> [DIRECTION]: Every line of the data must be copied exactly.

> [SOURCE DATA]:

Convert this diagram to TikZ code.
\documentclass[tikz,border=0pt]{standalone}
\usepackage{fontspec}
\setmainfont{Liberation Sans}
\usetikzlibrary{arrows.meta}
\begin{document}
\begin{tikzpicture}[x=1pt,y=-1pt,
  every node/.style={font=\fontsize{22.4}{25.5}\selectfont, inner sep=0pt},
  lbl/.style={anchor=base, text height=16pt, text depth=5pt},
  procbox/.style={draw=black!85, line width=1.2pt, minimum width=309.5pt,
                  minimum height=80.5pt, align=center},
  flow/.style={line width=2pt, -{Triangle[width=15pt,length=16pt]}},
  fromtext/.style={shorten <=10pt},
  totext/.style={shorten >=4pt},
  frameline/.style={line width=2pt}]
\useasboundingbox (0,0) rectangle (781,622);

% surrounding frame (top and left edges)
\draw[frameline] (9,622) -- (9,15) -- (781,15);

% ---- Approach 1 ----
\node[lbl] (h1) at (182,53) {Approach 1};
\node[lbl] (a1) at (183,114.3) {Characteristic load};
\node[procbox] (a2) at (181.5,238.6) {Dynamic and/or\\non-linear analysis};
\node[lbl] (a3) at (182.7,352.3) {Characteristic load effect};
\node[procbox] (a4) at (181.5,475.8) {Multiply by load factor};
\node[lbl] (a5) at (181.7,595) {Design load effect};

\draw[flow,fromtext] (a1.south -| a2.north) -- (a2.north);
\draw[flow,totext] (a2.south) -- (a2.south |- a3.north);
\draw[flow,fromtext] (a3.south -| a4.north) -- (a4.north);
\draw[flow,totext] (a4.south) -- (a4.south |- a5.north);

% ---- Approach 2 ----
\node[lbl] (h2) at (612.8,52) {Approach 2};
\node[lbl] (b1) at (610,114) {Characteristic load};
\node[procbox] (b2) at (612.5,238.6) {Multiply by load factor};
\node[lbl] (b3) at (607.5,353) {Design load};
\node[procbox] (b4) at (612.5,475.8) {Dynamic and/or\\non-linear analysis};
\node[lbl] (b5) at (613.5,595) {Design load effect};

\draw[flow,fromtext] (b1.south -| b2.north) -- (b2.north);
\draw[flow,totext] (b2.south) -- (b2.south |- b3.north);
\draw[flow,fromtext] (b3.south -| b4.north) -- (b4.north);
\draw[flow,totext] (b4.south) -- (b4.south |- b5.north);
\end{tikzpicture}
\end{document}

> [RESULT]:
Convert this diagram to TikZ code.
\documentclass[tikz,border=0pt]{standalone}
\usepackage{fontspec}
\setmainfont{Liberation Sans}
\usetikzlibrary{arrows.meta}
\begin{document}
\begin{tikzpicture}[x=1pt,y=-1pt,
  every node/.style={font=\fontsize{22.4}{25.5}\selectfont, inner sep=0pt},
  lbl/.style={anchor=base, text height=16pt, text depth=5pt},
  procbox/.style={draw=black!85, line width=1.2pt, minimum width=309.5pt,
                  minimum height=80.5pt, align=center},
  flow/.style={line width=2pt, -{Triangle[width=15pt,length=16pt]}},
  fromtext/.style={shorten <=10pt},
  totext/.style={shorten >=4pt},
  frameline/.style={line width=2pt}]
\useasboundingbox (0,0) rectangle (781,622);

% surrounding frame (top and left edges)
\draw[frameline] (9,622) -- (9,15) -- (781,15);

% ---- Approach 1 ----
\node[lbl] (h1) at (182,53) {Approach 1};
\node[lbl] (a1) at (183,114.3) {Characteristic load};
\node[procbox] (a2) at (181.5,238.6) {Dynamic and/or\\non-linear analysis};
\node[lbl] (a3) at (182.7,352.3) {Characteristic load effect};
\node[procbox] (a4) at (181.5,475.8) {Multiply by load factor};
\node[lbl] (a5) at (181.7,595) {Design load effect};

\draw[flow,fromtext] (a1.south -| a2.north) -- (a2.north);
\draw[flow,totext] (a2.south) -- (a2.south |- a3.north);
\draw[flow,fromtext] (a3.south -| a4.north) -- (a4.north);
\draw[flow,totext] (a4.south) -- (a4.south |- a5.north);

% ---- Approach 2 ----
\node[lbl] (h2) at (612.8,52) {Approach 2};
\node[lbl] (b1) at (610,114) {Characteristic load};
\node[procbox] (b2) at (612.5,238.6) {Multiply by load factor};
\node[lbl] (b3) at (607.5,353) {Design load};
\node[procbox] (b4) at (612.5,475.8) {Dynamic and/or\\non-linear analysis};
\node[lbl] (b5) at (613.5,595) {Design load effect};

\draw[flow,fromtext] (b1.south -| b2.north) -- (b2.north);
\draw[flow,totext] (b2.south) -- (b2.south |- b3.north);
\draw[flow,fromtext] (b3.south -| b4.north) -- (b4.north);
\draw[flow,totext] (b4.south) -- (b4.south |- b5.north);
\end{tikzpicture}
\end{document}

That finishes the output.